My Interpretation — It opens with pictures of breaking news stories about Glory Fleming, a piano prodigy, who has gone missing. Rewind 18 months before and Glory’s story starts to come into focus. Glory lives with Victor, her dad, piano instructor and manager (eek). She and her father have been through a lot of hard situations together, mainly the death of Glory’s mother, Maria. It almost seems like Victor used Glory and her talent as a way to escape his grief. Instead of helping Glory deal with the tragedy of losing her mother, he gets her to focus more on her piano skills, thinking that his way of dealing with death is right for Glory too. Just when you think Glory is going to be forever stuck with her father and a piano, in comes the cute Latino boy next door. All of Glory’s attention goes to Francisco “Frank” Mendoza. Her success as a prolific pianist seems to waver. Victor, thinking he is helping his daughter get over a “distraction,” sets up an international tour for Glory. She keeps in touch with Frank, but like all teenagers in love, is dissatisfied with not seeing him face to face. Glory crumbles mentally and seems drawn to playing Chopsticks during her concerts instead of famous sonatas she is so praised for playing. Her father brings her home and puts her into an institution for piano prodigies (aka. mental institution for piano prodigies gone unstable).

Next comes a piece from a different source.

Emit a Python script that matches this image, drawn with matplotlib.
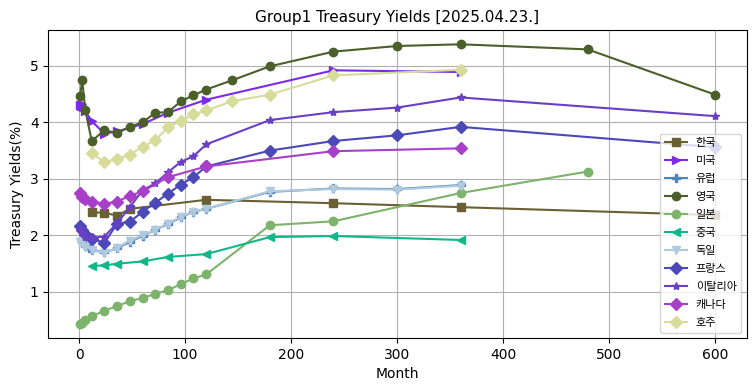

What really threw a wrench in my theory of Glory’s tale was the last few pages. The only thing I am sure of now is that Glory existed. She was a piano prodigy, possibly on her way to international immortality in the pianist world. She was mentally unstable. Other than that, all of my ideas are just my opinion. I think what was so successful about this book is that the authors didn’t spell out anything for you. They left the characters’ stories up to you. The message in this book was so strong I’m not sure words would be able to deliver the authors’ idea as well as the photos did. This was probably one of the most interesting books I have ever picked up. Interestingly enough, there is a digital version of this book where you can actually watch the youtube videos Glory and Frank IM to one another and see some select photos in the book through motion.